RAM-Only Servers Explained: The Physical Guarantee of a No-Logs Policy

Every privacy-focused service makes a central promise: "We don't keep logs." For most companies, this is a software promise. They configure their systems not to write your activity to a hard drive and publish a privacy policy document asking you to trust them. But a software promise can be broken. A misconfiguration, a malicious insider, or a secret court order could turn logging back on without anyone knowing.

We believe trust requires more than a promise. It requires proof. Our approach is to make logging a physical impossibility. This is the principle behind our RAM-only server infrastructure, and it's a fundamental difference in how we protect your data.

How a Normal Server Works: The Filing Cabinet

Think of a traditional server as a standard office computer. It has a hard drive or an SSD, which acts like a permanent filing cabinet. The operating system, the applications, and all the data—including connection logs, error logs, and potentially your activity—are written into this cabinet for long-term storage.

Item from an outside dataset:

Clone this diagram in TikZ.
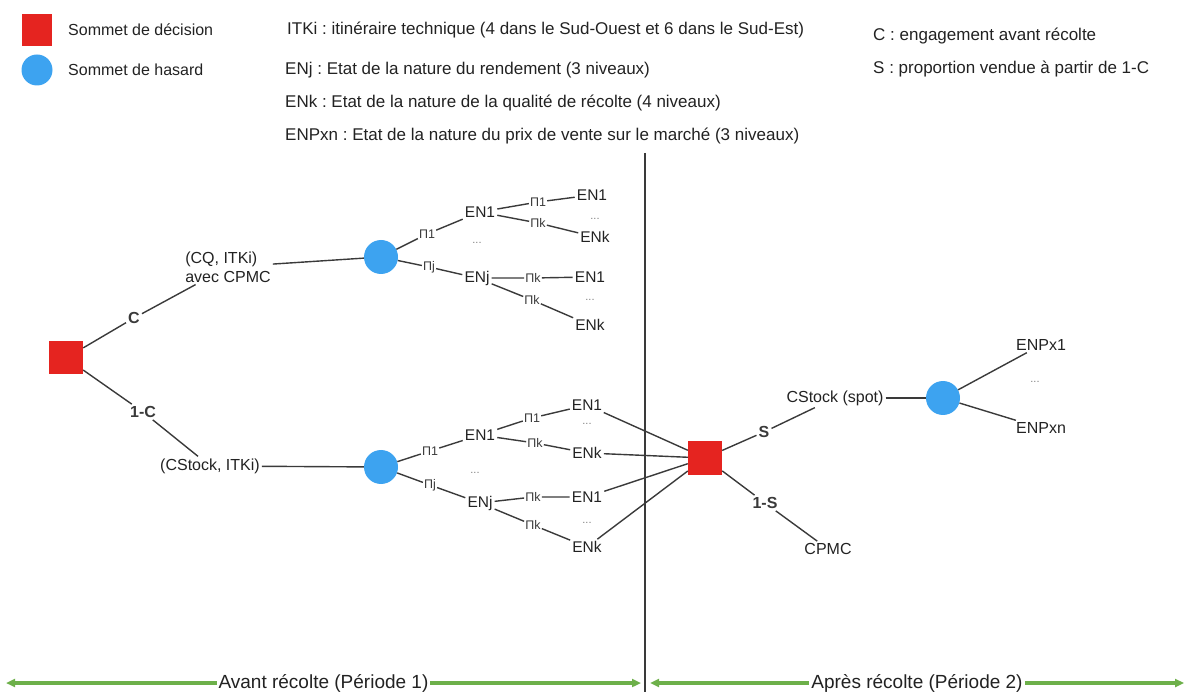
\documentclass[tikz,border=0pt]{standalone}
\usepackage{fontspec}
\setmainfont{Liberation Sans}
\usetikzlibrary{arrows.meta}
\frenchspacing
\definecolor{decred}{HTML}{E52420}
\definecolor{hasblue}{HTML}{3DA3F0}
\definecolor{edgegray}{HTML}{3A3A3A}
\definecolor{txtcol}{HTML}{222222}
\definecolor{periodgreen}{HTML}{6DB04A}
\begin{document}
\begin{tikzpicture}[x=1pt,y=-1pt,
  decnode/.style={rectangle,fill=decred,minimum width=34pt,minimum height=33pt,inner sep=0pt},
  hasnode/.style={circle,fill=hasblue,minimum size=34pt,inner sep=0pt},
  leg/.style={anchor=west,inner sep=0pt,text=txtcol,font=\fontsize{16}{19}\selectfont},
  legb/.style={anchor=west,inner sep=0pt,text=txtcol,font=\fontsize{17}{20}\selectfont},
  txt/.style={inner sep=2pt,text=txtcol,font=\fontsize{16}{19}\selectfont},
  en/.style={inner sep=2pt,text=txtcol,font=\fontsize{15.5}{18}\selectfont},
  pil/.style={inner sep=1pt,text=edgegray,font=\fontsize{12.5}{14}\selectfont},
  blab/.style={inner sep=2pt,text=edgegray,font=\bfseries\fontsize{16}{19}\selectfont},
  dotl/.style={inner sep=0pt,text=gray,font=\fontsize{11}{13}\selectfont},
  edge/.style={draw=edgegray,line width=1.4pt},
  period/.style={draw=periodgreen,line width=3.5pt,dash pattern=on 1.2pt off 0.8pt,{Triangle[length=9pt,width=8pt]}-{Triangle[length=9pt,width=8pt]}},
  plab/.style={fill=white,inner sep=2pt,text=txtcol,font=\fontsize{19}{22}\selectfont}
]
\useasboundingbox (0,0) rectangle (1189,700);

% Legend
\node[decnode,minimum width=30pt,minimum height=32pt] (legdec) at (37,30) {};
\node[leg] (legdect) at (68,30) {Sommet de décision};
\node[hasnode,minimum size=31pt] (leghas) at (37,70) {};
\node[leg] (leghast) at (68,70) {Sommet de hasard};
\node[legb] (l1) at (287,30) {ITKi : itinéraire technique (4 dans le Sud-Ouest et 6 dans le Sud-Est)};
\node[legb] (l2) at (285,70) {ENj : Etat de la nature du rendement (3 niveaux)};
\node[legb] (l3) at (285,103) {ENk : Etat de la nature de la qualité de récolte (4 niveaux)};
\node[legb] (l4) at (285,136) {ENPxn : Etat de la nature du prix de vente sur le marché (3 niveaux)};
\node[legb] (l5) at (873,36) {C : engagement avant récolte};
\node[legb] (l6) at (873,69) {S : proportion vendue à partir de 1-C};

% Divider
\coordinate (vtop) at (645,153);
\coordinate (vbot) at (645,692);
\draw[edge,line width=1.3pt] (vtop) -- (vbot);

% Root
\node[decnode] (sq1) at (66,358) {};
\node[blab] (lC) at (134,318) {C};
\node[txt,align=left] (t1) at (228,267) {(CQ, ITKi)\\avec CPMC};
\node[blab] (l1C) at (143,412) {1-C};
\node[txt] (t2) at (210,466) {(CStock, ITKi)};
\node[hasnode] (c1) at (381,257) {};
\node[hasnode] (c2) at (381,467) {};
\draw[edge] (sq1) -- (lC) -- (t1);
\draw[edge] (t1) -- (c1);
\draw[edge] (sq1) -- (l1C) -- (t2);
\draw[edge] (t2) -- (c2);

% Upper subtree
\node[pil] (u1) at (427,234) {Π1};
\node[en] (a1) at (480,212) {EN1};
\node[dotl] (ud1) at (477,243) {...};
\node[pil] (u2) at (429,267) {Πj};
\node[en] (a2) at (477,278) {ENj};
\draw[edge] (c1) -- (u1) -- (a1);
\draw[edge] (c1) -- (u2) -- (a2);
\node[pil] (u3) at (538,202) {Π1};
\node[en] (b1) at (592,195) {EN1};
\node[dotl] (ud2) at (595,219) {...};
\node[pil] (u4) at (538,223) {Πk};
\node[en] (b2) at (595,237) {ENk};
\draw[edge] (a1) -- (u3) -- (b1);
\draw[edge] (a1) -- (u4) -- (b2);
\node[pil] (u5) at (533,278) {Πk};
\node[en] (b3) at (590,277) {EN1};
\node[dotl] (ud3) at (590,300) {...};
\node[pil] (u6) at (532,300) {Πk};
\node[en] (b4) at (590,325) {ENk};
\draw[edge] (a2) -- (u5) -- (b3);
\draw[edge] (a2) -- (u6) -- (b4);

% Lower subtree
\node[pil] (w1) at (430,451) {Π1};
\node[en] (d1) at (480,435) {EN1};
\node[dotl] (wd1) at (475,473) {...};
\node[pil] (w2) at (430,485) {Πj};
\node[en] (d2) at (480,503) {ENj};
\draw[edge] (c2) -- (w1) -- (d1);
\draw[edge] (c2) -- (w2) -- (d2);
\node[pil] (w3) at (532,418) {Π1};
\node[en] (e1) at (587,405) {EN1};
\node[dotl] (wd2) at (587,424) {...};
\node[pil] (w4) at (535,443) {Πk};
\node[en] (e2) at (587,453) {ENk};
\draw[edge] (d1) -- (w3) -- (e1);
\draw[edge] (d1) -- (w4) -- (e2);
\node[pil] (w5) at (533,497) {Πk};
\node[en] (e3) at (587,497) {EN1};
\node[dotl] (wd3) at (587,523) {...};
\node[pil] (w6) at (533,525) {Πk};
\node[en] (e4) at (587,547) {ENk};
\draw[edge] (d2) -- (w5) -- (e3);
\draw[edge] (d2) -- (w6) -- (e4);

% Second decision
\node[decnode] (sq2) at (705,458) {};
\draw[edge] (e1) -- (sq2);
\draw[edge] (e2) -- (sq2);
\draw[edge] (e3) -- (sq2);
\draw[edge] (e4) -- (sq2);
\node[blab] (lS) at (764,432) {S};
\node[txt] (cs) at (835,398) {CStock (spot)};
\node[hasnode] (c3) at (943,398) {};
\draw[edge] (sq2) -- (lS) -- (cs);
\draw[edge] (cs) -- (c3);
\node[txt] (p1) at (1041,345) {ENPx1};
\node[dotl] (pd) at (1035,382) {...};
\node[txt] (p2) at (1041,428) {ENPxn};
\draw[edge] (c3) -- (p1);
\draw[edge] (c3) -- (p2);
\node[blab] (l1S) at (765,503) {1-S};
\node[txt] (cp) at (828,549) {CPMC};
\draw[edge] (sq2) -- (l1S) -- (cp);

% Periods
\coordinate (pa) at (6,683);
\coordinate (pb) at (641,683);
\coordinate (pc) at (650,683);
\coordinate (pe) at (1184,683);
\draw[period] (pa) -- node[plab] (per1) {Avant récolte (Période 1)} (pb);
\draw[period] (pc) -- node[plab] (per2) {Après récolte (Période 2)} (pe);
\end{tikzpicture}
\end{document}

The key characteristic here is persistence. If you shut down the server and turn it back on, all that data is still there, waiting to be read. For most businesses, this is a feature. For a privacy service, it is a critical vulnerability. A persistent disk is a permanent record, and a permanent record is a liability.

The 1857 Approach: The Workbench (RAM-Only)

Now, imagine a server with no filing cabinet. No hard drive, no SSD. It only has a workbench—this is its RAM (Random Access Memory).

RAM is incredibly fast, but it is also volatile. This means it requires constant power to hold information. The moment the power is cut, everything on the workbench vanishes instantly and permanently, with no possibility of recovery.

Here’s how our RAM-only servers work:

  1. When a server boots up, the entire operating system and our application are loaded from a secure, read-only image directly into RAM.
  2. All operations—routing your traffic, handling your connection, everything—happen exclusively in this volatile memory space.
  3. No data is ever written to a persistent disk because one does not exist. The server has no physical capacity to store information long-term.

Why This is a Game-Changer for Privacy

This isn't just a technical detail; it's a paradigm shift in how trust is established.

1. It Makes a No-Logs Policy Physically Enforced.
We can’t hand over data that we don't have. More importantly, we've built a system where it's physically impossible to store that data in the first place. Our no-logs policy is not just a promise; it's an architectural certainty.

2. It Protects Against Physical Server Seizure.
One of the greatest threats to a privacy service is the physical seizure of its servers by authorities. With traditional servers, forensics teams could potentially recover data from the hard drives. If one of our RAM-only servers is seized and unplugged from its power source, any data residing in its memory is gone forever. There is nothing to recover.

3. It Ensures System-Wide Sanitation.
A scheduled or forced reboot acts as a complete sanitation of the server. Every restart wipes the slate clean, ensuring that no residual data, temporary files, or configuration fragments can accumulate over time.

Conclusion: From Policy to Physics

The difference is simple but profound. A traditional privacy service asks you to trust their policy. We ask you to trust physics.

Other services are designed to function normally and are then configured not to remember. Our servers are designed, from the hardware up, to forget. This commitment to a RAM-only infrastructure is a core part of our philosophy. It is how we transform the promise of privacy into a verifiable reality.